Комментаторы отмечают, что история Ян Гуйфэй присутствует уже с самых первых слов «Гэндзи», и рассказ о ней, как его повествует Бо Цзюйи в «Чан хэнь гэ», обычно рассматривается как источник для истории о Кирицубо. Однако это не источник — Мурасаки Сикибу не нуждалась в чужих сюжетах для создания своего вымысла, — а скорее метафорическая (от греческого metapherein, «переносить») техника, посредством которой сюжеты и персонажи Мурасаки наделяются величием классического архетипа. Перенесённая на уровень великой китайской наложницы, трагедия в остальном незначительной и просто жалкой Кирицубо возвышается до оргомных высот, а отчаяние в целом недалекого императора обретает большую глубину. Нам не нужно искать точного соответствия в каждой детали; комментаторы уже прояснили различия в историях двух императоров и их несчастных возлюбленных. Каждая история имеет свои корни в собственной культуре и должна интерпретироваться в терминах этой культуры. Как сторонние наблюдатели, мы можем быть склонны рассматривать историю Кирицубо как более приемлемую из-за отсутствия в ней тяжелых обертонов китайской конфуцианской морали, которая возлагает вину за недостатки правителя в искусстве управления на его неподобающий интерес к женщинам, но именно в этом китайцы на протяжении столетий находили наиболее значимые рамки для осмысления. С другой стороны, почти не имело значения, насколько рано отправлялся ко двору японский император, в то время как направление, которое он выбирал, чтобы туда попасть, могло значить всё. В этом смысле для «Гэндзи» важна непостижимая сила кармической причины и следствия, которая высвобождается страстью, сама интенсивность которой составляла разрыв духовно-временного континуума, отражаясь и усиливаясь на временном плане роковым несоответствием между императором и женщиной, не имевшей при дворе значительной поддержки. Их трагическая любовь привела к рождению Блистательного Гэндзи, и из этой чрезмерной страсти проистекает вся панорама поколений жизни и смерти на протяжении романа.
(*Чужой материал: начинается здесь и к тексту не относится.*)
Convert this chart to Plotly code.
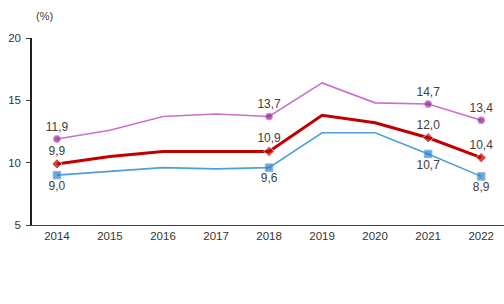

Стиль Мурасаки, которая привнесла в роман «Китай» для того, чтобы возвысить и оттенить «Японию», проявляется и выступает на протяжении всего произведения. «Ян Гуйфэй как предмет живописи» (э ни какэру Ёкихи), например, вызывает в памяти известное обсуждение живописи, которое мы обнаруживаем в «разговоре о достоинствах женщин дождливым вечером» (амаё но синасадамэ) в главе «Хахакиги» (帚木), в котором молодой капитан стражи сравнивает сердечные дела (хито но кокоро) с живописью, а также с каллиграфией и ремеслами. То, что является по сути и несомненно «японским» в живописи, говорит капитан, — «вещи, которые мы знаем: горы, реки, дома, похожие на наши и близкие нам» — противопоставляется тем чуждым «вещам, которых никто никогда не видит… райским землям, рыбам в бушующих морях, свирепым зверям в чужих землях [Каракуни, „Китай“], демонам и дьяволам». Эффект этих иноземных сюжетов заключается в том, чтобы «ужасать и поражать», тогда как японские сюжеты, напротив, даруют «чувство приятной узнаваемости» (нацукасику яварайдару кото).
В ходе этой беседы есть также знаменитый отрывок о характерном типе несчастной женщины, которую Мурасаки хорошо знала, и чьей участи она и другие, подобные ей — в первую очередь приходит на ум Сэй Сёнагон (清少納言), — так старательно избегали, потому что они были хорошо образованы в китайском языке - качество, не самое желательное для женщин. Образованность этой конкретной несчастной женщины в китайском языке имела эффект, делающий её настолько устрашающе мужеподобной, что одной лишь её речи, в которой она пересыпает трехэтажными китайскими словами (фубё: 風病— «простуда»; гокунэцу 御骨熱 — «лихорадка»; сояку 草薬— «лекарство» и так далее), было достаточно, чтобы сделать её непривлекательной для мужчин.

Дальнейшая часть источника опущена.